Emergency plan to counter the youth unemployment crisis
Some 83% of large companies in Spain have trouble filling their local job vacancies because they aren't finding the required competencies in candidates. That's according to a new report by María Luisa Blázquez, Roger Masclans and Jordi Canals.
- More than three-fourths (77%) of companies in Spain believe there's a mismatch between the skills they need and what the university system provides.
- Jobs requiring knowledge of big data, artificial intelligence, robotics and digital marketing are the hardest to fill.
- Companies are asking for more emphasis on dual vocational training and work placements.
Despite high and rising unemployment, companies in Spain are finding it increasingly difficult to hire the talent they need locally. A 2020 study offering an "action plan for youth unemployment post-COVID-19" reports that 83% of the companies surveyed are having a hard time filling certain positions -- 11 percentage points higher than last year's findings. Moreover, 77% of companies hiring feel that there's a mismatch between the skills they need and those being provided by the university system.
Some economic and social trends are exacerbating this mismatch in the market. Specifically, the study points to the digital revolution and evolving client needs as the main drivers of change, followed by internationalization and automation.

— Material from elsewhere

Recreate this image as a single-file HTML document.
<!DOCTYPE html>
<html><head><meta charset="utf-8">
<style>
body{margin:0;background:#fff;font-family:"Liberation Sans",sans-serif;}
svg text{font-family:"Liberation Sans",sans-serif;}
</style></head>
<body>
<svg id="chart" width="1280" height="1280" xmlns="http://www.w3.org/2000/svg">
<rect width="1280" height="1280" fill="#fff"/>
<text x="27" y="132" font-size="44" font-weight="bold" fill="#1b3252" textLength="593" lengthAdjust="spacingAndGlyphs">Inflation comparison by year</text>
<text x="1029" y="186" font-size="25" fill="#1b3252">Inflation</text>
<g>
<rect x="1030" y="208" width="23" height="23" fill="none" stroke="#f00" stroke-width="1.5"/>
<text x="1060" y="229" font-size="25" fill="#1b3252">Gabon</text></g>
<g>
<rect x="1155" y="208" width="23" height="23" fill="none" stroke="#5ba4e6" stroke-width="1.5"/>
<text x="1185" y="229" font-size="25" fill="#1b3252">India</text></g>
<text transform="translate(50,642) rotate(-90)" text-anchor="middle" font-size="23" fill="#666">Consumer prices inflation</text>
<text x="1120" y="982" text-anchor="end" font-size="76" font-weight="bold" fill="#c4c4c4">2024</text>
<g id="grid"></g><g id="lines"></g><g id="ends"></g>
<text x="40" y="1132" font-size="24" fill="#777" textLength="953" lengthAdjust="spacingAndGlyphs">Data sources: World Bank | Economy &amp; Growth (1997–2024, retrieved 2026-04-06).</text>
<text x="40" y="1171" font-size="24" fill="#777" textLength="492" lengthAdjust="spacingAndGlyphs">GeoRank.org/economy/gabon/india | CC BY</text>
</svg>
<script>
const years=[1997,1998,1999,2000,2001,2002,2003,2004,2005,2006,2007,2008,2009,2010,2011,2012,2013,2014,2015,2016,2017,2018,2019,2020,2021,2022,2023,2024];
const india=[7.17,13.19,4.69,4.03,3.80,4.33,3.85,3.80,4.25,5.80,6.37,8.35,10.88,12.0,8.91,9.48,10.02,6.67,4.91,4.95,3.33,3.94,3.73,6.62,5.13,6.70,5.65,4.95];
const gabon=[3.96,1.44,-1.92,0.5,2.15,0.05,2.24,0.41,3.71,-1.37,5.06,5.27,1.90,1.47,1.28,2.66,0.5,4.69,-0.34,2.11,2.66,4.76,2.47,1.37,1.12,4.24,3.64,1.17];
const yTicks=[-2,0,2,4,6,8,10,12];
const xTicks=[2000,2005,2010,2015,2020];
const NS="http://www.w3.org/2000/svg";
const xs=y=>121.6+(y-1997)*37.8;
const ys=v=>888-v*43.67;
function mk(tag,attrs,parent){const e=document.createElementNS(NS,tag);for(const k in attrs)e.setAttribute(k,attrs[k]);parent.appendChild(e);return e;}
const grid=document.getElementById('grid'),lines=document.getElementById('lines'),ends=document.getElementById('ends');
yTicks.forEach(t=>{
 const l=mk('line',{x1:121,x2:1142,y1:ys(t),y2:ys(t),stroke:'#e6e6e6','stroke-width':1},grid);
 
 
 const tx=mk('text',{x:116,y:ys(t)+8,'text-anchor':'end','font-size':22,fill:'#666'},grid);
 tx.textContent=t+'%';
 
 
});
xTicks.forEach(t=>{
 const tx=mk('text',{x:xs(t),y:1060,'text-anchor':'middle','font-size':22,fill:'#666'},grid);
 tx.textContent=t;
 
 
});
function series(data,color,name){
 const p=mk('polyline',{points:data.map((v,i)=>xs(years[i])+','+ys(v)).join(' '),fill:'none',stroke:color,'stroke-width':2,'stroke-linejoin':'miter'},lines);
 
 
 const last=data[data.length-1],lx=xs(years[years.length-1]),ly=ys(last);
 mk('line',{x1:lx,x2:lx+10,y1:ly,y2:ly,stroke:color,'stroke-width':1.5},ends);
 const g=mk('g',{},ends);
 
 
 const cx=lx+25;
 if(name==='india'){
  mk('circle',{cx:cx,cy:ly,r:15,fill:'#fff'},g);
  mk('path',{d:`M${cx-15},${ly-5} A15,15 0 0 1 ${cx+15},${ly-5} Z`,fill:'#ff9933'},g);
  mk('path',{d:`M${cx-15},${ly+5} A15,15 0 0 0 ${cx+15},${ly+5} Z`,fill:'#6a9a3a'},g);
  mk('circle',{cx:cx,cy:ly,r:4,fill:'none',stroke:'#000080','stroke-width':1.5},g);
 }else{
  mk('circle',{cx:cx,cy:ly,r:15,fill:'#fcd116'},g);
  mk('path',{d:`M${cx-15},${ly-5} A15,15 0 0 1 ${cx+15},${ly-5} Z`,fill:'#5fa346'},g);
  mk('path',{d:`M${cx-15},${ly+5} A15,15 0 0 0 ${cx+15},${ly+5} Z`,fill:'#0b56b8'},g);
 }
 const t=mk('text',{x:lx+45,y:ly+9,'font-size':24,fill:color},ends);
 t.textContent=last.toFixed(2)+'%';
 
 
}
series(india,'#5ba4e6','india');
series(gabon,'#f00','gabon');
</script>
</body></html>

Causes of profile changes: level of impact
The report, prepared by IESE's María Luisa Blázquez, Roger Masclans and professor Jordi Canals, highlights that the changes not only affect the knowledge that companies need. New business models and ways of working also require a change in the required skills -- from analytics to communication -- and in attitudes -- including initiative, autonomy and a sense of commitment.
The crisis caused by COVID-19 has aggravated uncertainty surrounding the future of employment, already thrown into doubt by recent trends. The authors include a section with recommendations to promote the employability of young people by developing the right professional skills.
Four areas with deficiencies
The technical knowledge of job candidates is falling short of market demands. For example, around nine out of 10 companies report having problems finding candidates with the necessary knowledge in areas such as big data, artificial intelligence, robotics and digital marketing.
In the specific case of candidates who have completed vocational education and training, 92% of companies reported that candidates lack the language skills they require.
In order not to widen the gap in technological knowledge, the authors propose promoting STEM (i.e., science, technology, engineering and math) degrees and programs, particularly to women, who tend to be underrepresented in them. The report also recommends promoting a pre-professional orientation to enhance knowledge of technical careers, and a higher concentration of specialized science and math teachers in the early years of schooling.
Meanwhile, the companies surveyed believe that education centers aren't devoting enough attention to basic professional skills. For example, "communication" is a notable deficiency, with more than half of companies claiming they can't find skilled communicators to hire.
Among university graduates, the other problem areas are entrepreneurship (50% of companies cannot find what they need), leadership (48%) and negotiation (48%). For their part, vocational-training graduates are said to lack commercial (42%),
analytical (41%), entrepreneurial (41%) and leadership (40%) skills.
Given these shortcomings, the authors of the report believe that universities and vocational-training centers should work on developing teamwork, organization, communication, leadership and other skills. New organizational forms and working methodologies, such as the agile method and design thinking, increasingly require these qualities.
Lastly, the report finds a significant gap between the attitudes that companies hope to find and those they discover in their candidates. Strikingly, 72% of companies feel that university graduates are unprepared for working life in terms of adaptability and resilience. Almost half report finding that young candidates are lacking in initiative, vision, commitment and autonomy.
Government and companies have roles to play
The authors call for companies to play a role in filling existing gaps through internal training and adapting talent-development policies to the needs and values of new generations. This includes reviewing youth-recruitment activities, career plans, promotions, compensation and flexibility.
And, for their part, companies would like to be consulted to help define study plans and improve the professional advice students receive. Companies surveyed view initiatives such as dual vocational training and work placements positively.
The study indicates the need for a stable, collaborative framework between the government and companies, universities and other educational centers to define clear objectives with regard to future professional skills. All parties should work together to promote common goals, measures and indicators, allowing them to better define future needs, close the gap between need and reality, and improve young people's employability.
Methodology, very briefly
The report was put together with the participation of senior managers from 118 large companies relevant to the Spanish economy. The survey was administered to 53 companies between July 2018 and January 2019 and to 65 companies between July 2019 and January 2020.
The report is part of the Education for Jobs Initiative, a multidisciplinary project from IESE that aims to understand the professional skills that companies will require in the coming years.